• _Problem_
Where the data below has the string "Apache", return the whole line.

• _Dataset excerpts_

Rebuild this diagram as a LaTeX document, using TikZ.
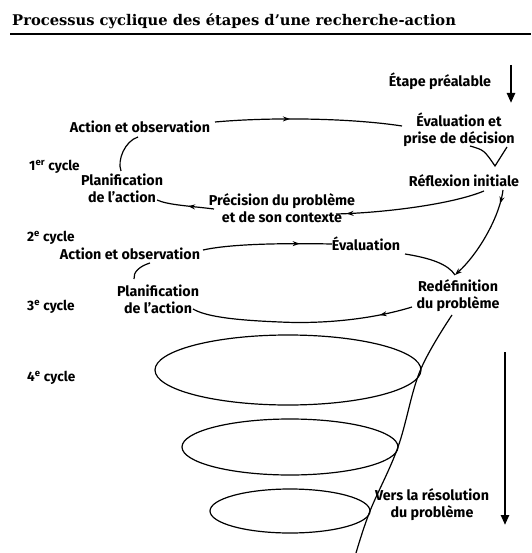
\documentclass[tikz,border=0pt]{standalone}
\usepackage{fontspec}
\newfontfamily\lab{Fira Sans}
\newfontfamily\titlefont{DejaVu Serif}
\usetikzlibrary{arrows.meta,decorations.markings}

\tikzset{
  lbl/.style={font=\lab\bfseries\fontsize{14.3}{17}\selectfont, align=center, inner sep=1pt},
  cyc/.style={font=\lab\bfseries\fontsize{13.6}{15}\selectfont, anchor=west, inner sep=0pt},
  conn/.style={line width=1.2pt},
  tipstyle/.style={-{Stealth[length=7pt,width=5pt]}},
  midarrow/.style={postaction={decorate}, decoration={markings,
      mark=at position #1 with {\arrow{Stealth[length=7pt,width=5pt]}}}},
  bigarrow/.style={line width=2.4pt, -{Triangle[length=10pt,width=8pt]}},
  loop/.style={line width=1.2pt}
}

\begin{document}
\begin{tikzpicture}[x=1pt,y=-1pt]
\useasboundingbox (0,0) rectangle (531,553);

% heading and rule
\node[anchor=base west, inner sep=0pt, font=\titlefont\bfseries\fontsize{14.7}{17}\selectfont]
  (title) at (12,25.5) {Processus cyclique des étapes d’une recherche-action};
\coordinate (ruleL) at (10,34);
\coordinate (ruleR) at (531,34);
\draw[line width=2.4pt] (ruleL) -- (ruleR);

% labels
\node[lbl] (pre)   at (440,81)  {Étape préalable};
\node[lbl] (ao1)   at (140,127) {Action et observation};
\node[lbl] (eval1) at (459,130) {Évaluation et\\prise de décision};
\node[cyc] (c1)    at (29,167)  {1\textsuperscript{er} cycle};
\node[lbl] (plan1) at (122,188) {Planification\\de l’action};
\node[lbl] (refl)  at (464,181) {Réflexion initiale};
\node[lbl] (prec)  at (282,208) {Précision du problème\\et de son contexte};
\node[cyc] (c2)    at (27,238)  {2\textsuperscript{e} cycle};
\node[lbl] (ao2)   at (130,254) {Action et observation};
\node[lbl] (eval2) at (366,244) {Évaluation};
\node[lbl] (plan2) at (158,299) {Planification\\de l’action};
\node[cyc] (c3)    at (27,307)  {3\textsuperscript{e} cycle};
\node[lbl] (redef) at (458,296) {Redéfinition\\du problème};
\node[cyc] (c4)    at (27,378)  {4\textsuperscript{e} cycle};
\node[lbl] (vers)  at (432,505) {Vers la résolution\\du problème};

% vertical arrows
\coordinate (preA) at (511,65);
\coordinate (preB) at (511,103);
\draw[bigarrow] (preA) -- (preB);
\coordinate (resA) at (505,352);
\coordinate (resB) at (505,525);
\draw[bigarrow] (resA) -- (resB);

% first cycle
\draw[conn, midarrow=0.4] ([shift={(75,-5)}]ao1.center)
  .. controls (270,117) and (350,118) .. ([shift={(-57,-4)}]eval1.center);
\draw[conn] ([shift={(-2,10)}]ao1.center)
  .. controls (125,141) and (117,160) .. ([shift={(-1,-17)}]plan1.center);
\draw[conn] ([shift={(11,16)}]eval1.center) .. controls (484,150) .. ([shift={(36,36)}]eval1.center)
  -- ([shift={(48,17)}]eval1.center);
\draw[conn, midarrow=0.93] ([shift={(20,10)}]refl.center)
  .. controls (450,205) and (380,213) .. ([shift={(54,6)}]prec.center);
\draw[conn, midarrow=0.45] ([shift={(-68,1)}]prec.center)
  .. controls (190,206) and (168,205) .. ([shift={(35,12)}]plan1.center);

% link to second cycle
\draw[conn, midarrow=0.14, tipstyle] ([shift={(39,9)}]refl.center)
  .. controls (500,215) and (480,252) .. ([shift={(-3,-21)}]redef.center);

% second cycle
\draw[conn, midarrow=0.75] ([shift={(73,-4)}]ao2.center)
  .. controls (230,244) and (280,243) .. ([shift={(-34,0)}]eval2.center);
\draw[conn] ([shift={(39,10)}]eval2.center)
  .. controls (430,258) and (448,264) .. ([shift={(-3,-21)}]redef.center);
\draw[conn] ([shift={(20,9)}]ao2.center)
  .. controls (140,266) and (133,272) .. ([shift={(-24,-20)}]plan2.center);
\draw[conn, midarrow=0.15] ([shift={(-46,11)}]redef.center)
  .. controls (370,320) and (320,324) .. (280,322)
  .. controls (230,320) and (205,316) .. ([shift={(35,10)}]plan2.center);

% later cycles
\draw[loop] (288,370) ellipse [x radius=133, y radius=35];
\draw[loop] (290,447) ellipse [x radius=108, y radius=28];
\draw[loop] (290,511) ellipse [x radius=80, y radius=22];
\draw[conn] plot[smooth, tension=0.6] coordinates
  {([shift={(-6,19)}]redef.center) (420,371) (398,447) (370,511) (356,553)};
\end{tikzpicture}
\end{document}
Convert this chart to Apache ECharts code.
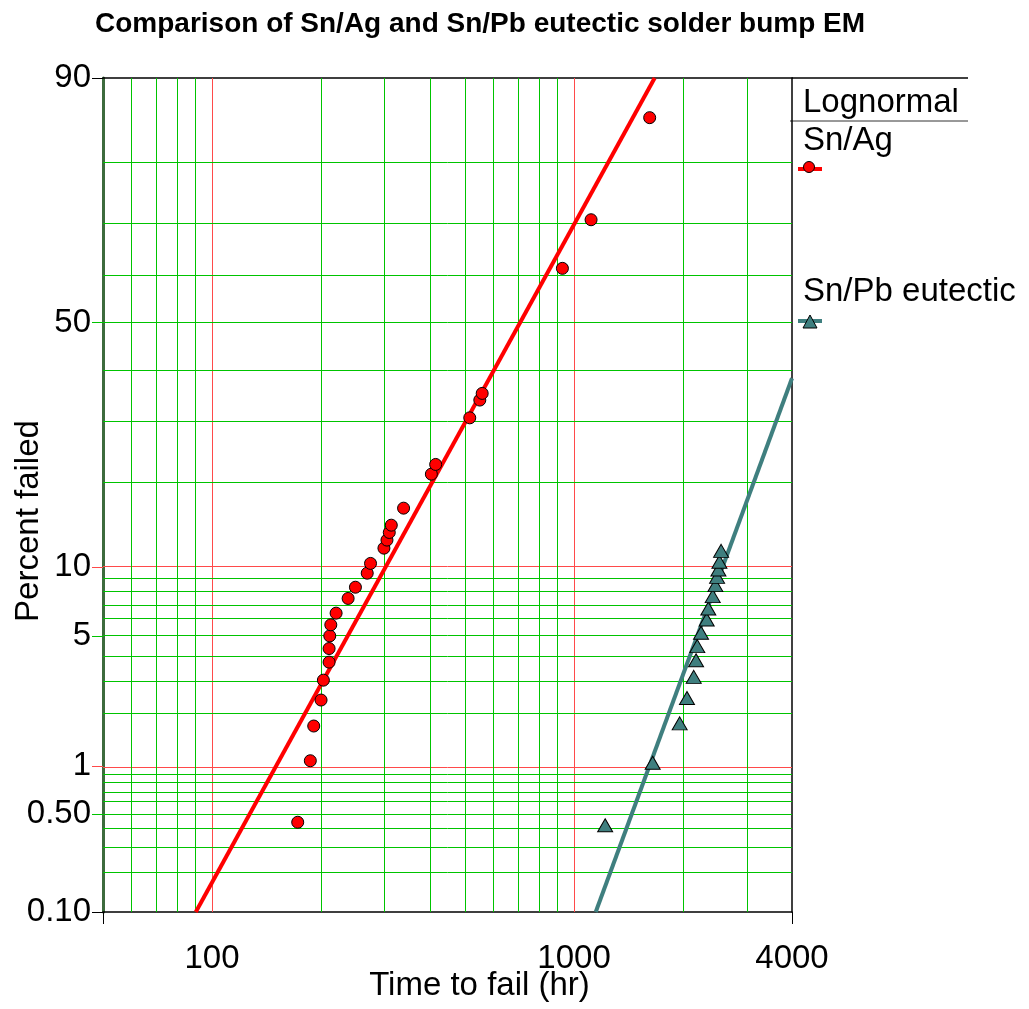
<!DOCTYPE html>
<html>
<head>
<meta charset="utf-8">
<title>Sn/Ag vs Sn/Pb EM</title>
<script src="https://cdn.jsdelivr.net/npm/echarts@6/dist/echarts.min.js"></script>
<style>
    html, body { margin: 0; padding: 0; background: #fff; }
    #chart { width: 1029px; height: 1009px; }
</style>
</head>
<body>
<div id="chart"></div>
<script>
// Sn/Ag 失效点 (小时, 失效百分比)
var snAgHours = [172.5, 186.9, 191.0, 200.1, 203.1, 210.6, 210.6, 211.5, 212.9, 220.2, 237.7, 249.0, 268.4, 274.1, 298.5, 304.3, 308.8, 312.8, 338.2, 403.6, 414.8, 515.2, 549.2, 557.6, 928.8, 1114.5, 1617.9];
var snAgPercent = [0.44, 1.08, 1.72, 2.39, 3.04, 3.75, 4.37, 5.02, 5.65, 6.38, 7.40, 8.26, 9.44, 10.33, 11.84, 12.70, 13.55, 14.40, 16.52, 21.33, 22.84, 30.86, 34.21, 35.50, 61.17, 70.49, 85.85];
// Sn/Pb eutectic 失效点
var snPbHours = [1219, 1649, 1958, 2051, 2141, 2173, 2190, 2243, 2325, 2349, 2416, 2457, 2484, 2505, 2521, 2548];
var snPbPercent = [0.42, 1.05, 1.78, 2.45, 3.16, 3.83, 4.49, 5.19, 5.97, 6.69, 7.57, 8.43, 9.12, 9.77, 10.48, 11.56];
// 拟合直线端点
var snAgFitHours = [90.2, 1670];
var snAgFitPercent = [0.1, 90];
var snPbFitHours = [1148, 4000];
var snPbFitPercent = [0.1, 38.5];

// 坐标轴 & 网格线
var xMin = 50, xMax = 4000;
var xLabelValues = [100, 1000, 4000];
var xMajorLines = [100, 1000];
var xMinorLines = [60, 70, 80, 90, 200, 300, 400, 500, 600, 700, 800, 900, 2000, 3000];
var yMin = 0.1, yMax = 90;
var yLabelValues = [0.1, 0.5, 1, 5, 10, 50, 90];
var yLabelTexts = ['0.10', '0.50', '1', '5', '10', '50', '90'];
var yMajorLines = [1, 10];
var yMinorLines = [0.2, 0.3, 0.4, 0.5, 0.6, 0.7, 0.8, 0.9, 2, 3, 4, 5, 6, 7, 8, 9, 20, 30, 40, 50, 60, 70, 80];

var FONT = 'Liberation Sans, Arial, sans-serif';
var RED = '#ff0000', TEAL = '#3f7f7f', GREEN = '#00c400', GRID_RED = '#ff4a4a';

// 正态概率纸: 百分比 -> 标准正态分位数 (Acklam 近似)
function probit(pct) {
    var p = pct / 100;
    var a = [-3.969683028665376e+01, 2.209460984245205e+02, -2.759285104469687e+02, 1.383577518672690e+02, -3.066479806614716e+01, 2.506628277459239e+00];
    var b = [-5.447609879822406e+01, 1.615858368580409e+02, -1.556989798598866e+02, 6.680131188771972e+01, -1.328068155288572e+01];
    var c = [-7.784894002430293e-03, -3.223964580411365e-01, -2.400758277161838e+00, -2.549732539343734e+00, 4.374664141464968e+00, 2.938163982698783e+00];
    var d = [7.784695709041462e-03, 3.224671290700398e-01, 2.445134137142996e+00, 3.754408661907416e+00];
    var plow = 0.02425, q, r;
    if (p < plow) {
        q = Math.sqrt(-2 * Math.log(p));
        return (((((c[0]*q+c[1])*q+c[2])*q+c[3])*q+c[4])*q+c[5]) / ((((d[0]*q+d[1])*q+d[2])*q+d[3])*q+1);
    }
    if (p > 1 - plow) {
        q = Math.sqrt(-2 * Math.log(1 - p));
        return -(((((c[0]*q+c[1])*q+c[2])*q+c[3])*q+c[4])*q+c[5]) / ((((d[0]*q+d[1])*q+d[2])*q+d[3])*q+1);
    }
    q = p - 0.5; r = q * q;
    return (((((a[0]*r+a[1])*r+a[2])*r+a[3])*r+a[4])*r+a[5])*q / (((((b[0]*r+b[1])*r+b[2])*r+b[3])*r+b[4])*r+1);
}

function pairs(xs, ps) {
    return xs.map(function(x, i){ return [x, probit(ps[i])]; });
}

function yLabel(v) {
    for (var i = 0; i < yLabelValues.length; i++) {
        if (Math.abs(probit(yLabelValues[i]) - v) < 1e-6) return yLabelTexts[i];
    }
    return '';
}

// 网格线用 markLine 画 (绿色细线 / 红色主线)
function gridMarks(xs, ys, color) {
    var data = [];
    xs.forEach(function(v){ data.push({ xAxis: v }); });
    ys.forEach(function(v){ data.push({ yAxis: probit(v) }); });
    return {
        silent: true, symbol: 'none', z: 1, animation: false,
        label: { show: false },
        emphasis: { disabled: true },
        lineStyle: { type: 'solid', width: 1, color: color, opacity: 1 },
        data: data
    };
}

function tickAxisX(values, color, len) {
    return {
        type: 'log', logBase: 10, min: xMin, max: xMax, position: 'bottom',
        axisLine: { show: false }, splitLine: { show: false }, axisLabel: { show: false },
        axisTick: { show: true, customValues: values, length: len, lineStyle: { color: color, width: 1 } }
    };
}
function tickAxisY(values, color, len) {
    return {
        type: 'value', min: probit(yMin), max: probit(yMax), position: 'left',
        axisLine: { show: false }, splitLine: { show: false }, axisLabel: { show: false },
        axisTick: { show: true, customValues: values.map(probit), length: len, lineStyle: { color: color, width: 1 } }
    };
}

var chart = echarts.init(document.getElementById('chart'));
var option = {
    animation: false,
    backgroundColor: '#fff',
    title: {
        text: 'Comparison of Sn/Ag and Sn/Pb eutectic solder bump EM',
        left: 90, top: 5,
        textStyle: { fontFamily: FONT, fontSize: 28, fontWeight: 'bold', color: '#000' }
    },
    grid: { left: 103, right: 237, top: 78, bottom: 97, containLabel: false, outerBoundsMode: 'none' },
    xAxis: [
        {
            type: 'log', logBase: 10, min: xMin, max: xMax, position: 'bottom',
            name: 'Time to fail (hr)', nameLocation: 'middle', nameGap: 57, nameMoveOverlap: false,
            nameTextStyle: { fontFamily: FONT, fontSize: 33, color: '#000', padding: [0, 0, 0, 64] },
            axisLine: { onZero: false, lineStyle: { color: '#000', width: 1.5 } },
            axisTick: { show: true, customValues: [xMin, xMax], length: 12, lineStyle: { color: '#000' } },
            axisLabel: {
                customValues: xLabelValues, formatter: function(v){ return String(Math.round(v)); },
                fontFamily: FONT, fontSize: 33, color: '#000', margin: 30
            },
            splitLine: { show: false }
        },
        tickAxisX(xMajorLines, GRID_RED, 12),
        tickAxisX([500], GREEN, 5),
        {
            type: 'log', logBase: 10, min: xMin, max: xMax, position: 'top',
            axisLine: { onZero: false, lineStyle: { color: '#000', width: 1.5 } },
            axisTick: { show: false }, axisLabel: { show: false }, splitLine: { show: false }
        }
    ],
    yAxis: [
        {
            type: 'value', min: probit(yMin), max: probit(yMax), position: 'left',
            name: 'Percent failed', nameLocation: 'middle', nameRotate: 90, nameGap: 58, nameMoveOverlap: false,
            nameTextStyle: { fontFamily: FONT, fontSize: 33, color: '#000', padding: [0, 52, 0, 0] },
            axisLine: { onZero: false, lineStyle: { color: '#3d6b3d', width: 3 } },
            axisTick: { show: true, customValues: [probit(yMin), probit(yMax)], length: 11, lineStyle: { color: '#000' } },
            axisLabel: {
                customValues: yLabelValues.map(probit), formatter: yLabel,
                fontFamily: FONT, fontSize: 33, color: '#000', margin: 12
            },
            splitLine: { show: false }
        },
        tickAxisY(yMajorLines, GRID_RED, 11),
        tickAxisY([0.5, 5, 50], GREEN, 11),
        {
            type: 'value', min: probit(yMin), max: probit(yMax), position: 'right',
            axisLine: { show: true, onZero: false, lineStyle: { color: '#000', width: 1.5 } },
            axisTick: { show: false }, axisLabel: { show: false }, splitLine: { show: false }
        }
    ],
    series: [
        {
            name: 'Sn/Ag fit', type: 'line', data: pairs(snAgFitHours, snAgFitPercent),
            symbol: 'none', z: 2, lineStyle: { color: RED, width: 4 },
            markLine: gridMarks(xMajorLines, yMajorLines, GRID_RED)
        },
        {
            name: 'Sn/Pb fit', type: 'line', data: pairs(snPbFitHours, snPbFitPercent),
            symbol: 'none', z: 2, lineStyle: { color: TEAL, width: 4 },
            markLine: gridMarks(xMinorLines, yMinorLines, GREEN)
        },
        {
            name: 'Sn/Ag', type: 'scatter', data: pairs(snAgHours, snAgPercent), z: 3,
            symbol: 'circle', symbolSize: 12,
            itemStyle: { color: RED, borderColor: '#000', borderWidth: 1, opacity: 1 }
        },
        {
            name: 'Sn/Pb eutectic', type: 'scatter', data: pairs(snPbHours, snPbPercent), z: 3,
            symbol: 'triangle', symbolSize: [15, 13],
            itemStyle: { color: TEAL, borderColor: '#000', borderWidth: 1, opacity: 1 }
        }
    ],
    // 右侧图例
    graphic: [
        { type: 'line', shape: { x1: 792, y1: 78, x2: 968, y2: 78 }, style: { stroke: '#000', lineWidth: 1.5 } },
        { type: 'line', shape: { x1: 790, y1: 121, x2: 968, y2: 121 }, style: { stroke: '#333', lineWidth: 1 } },
        { type: 'text', x: 803, y: 103, style: { text: 'Lognormal', font: '33px ' + FONT, fill: '#000', verticalAlign: 'middle' } },
        { type: 'text', x: 803, y: 141, style: { text: 'Sn/Ag', font: '33px ' + FONT, fill: '#000', verticalAlign: 'middle' } },
        { type: 'line', shape: { x1: 798, y1: 169, x2: 822, y2: 169 }, style: { stroke: RED, lineWidth: 4 } },
        { type: 'circle', shape: { cx: 809, cy: 167, r: 5.5 }, style: { fill: RED, stroke: '#000', lineWidth: 1 } },
        { type: 'text', x: 803, y: 292, style: { text: 'Sn/Pb eutectic', font: '33px ' + FONT, fill: '#000', verticalAlign: 'middle' } },
        { type: 'line', shape: { x1: 798, y1: 321, x2: 822, y2: 321 }, style: { stroke: TEAL, lineWidth: 4 } },
        { type: 'polygon', shape: { points: [[810, 315], [817, 328], [803, 328]] }, style: { fill: TEAL, stroke: '#000', lineWidth: 1 } }
    ]
};
chart.setOption(option);
</script>
</body>
</html>
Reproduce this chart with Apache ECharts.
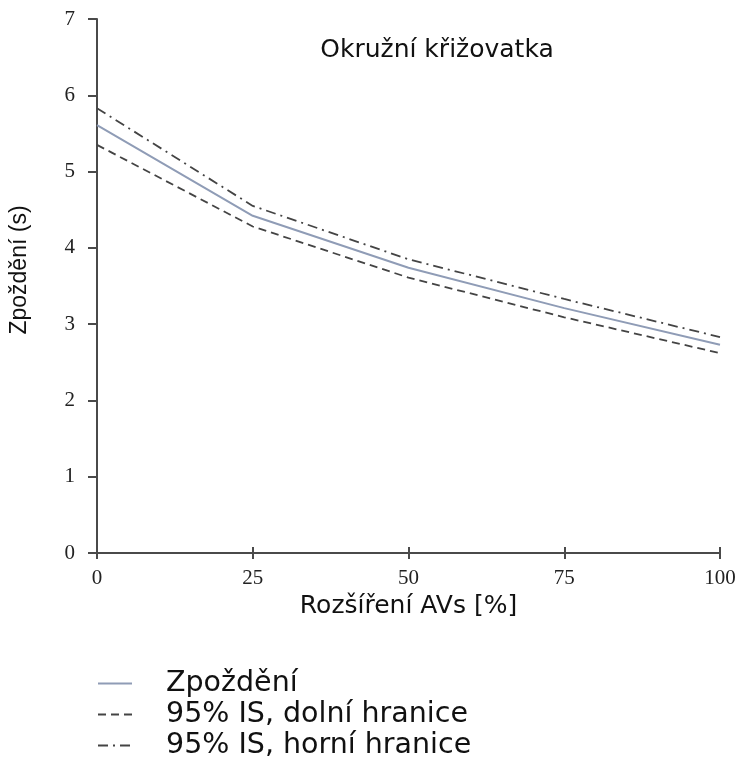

• _Solution for this task_
Convert this chart to Apache ECharts code.
Reproduce this chart with Apache ECharts.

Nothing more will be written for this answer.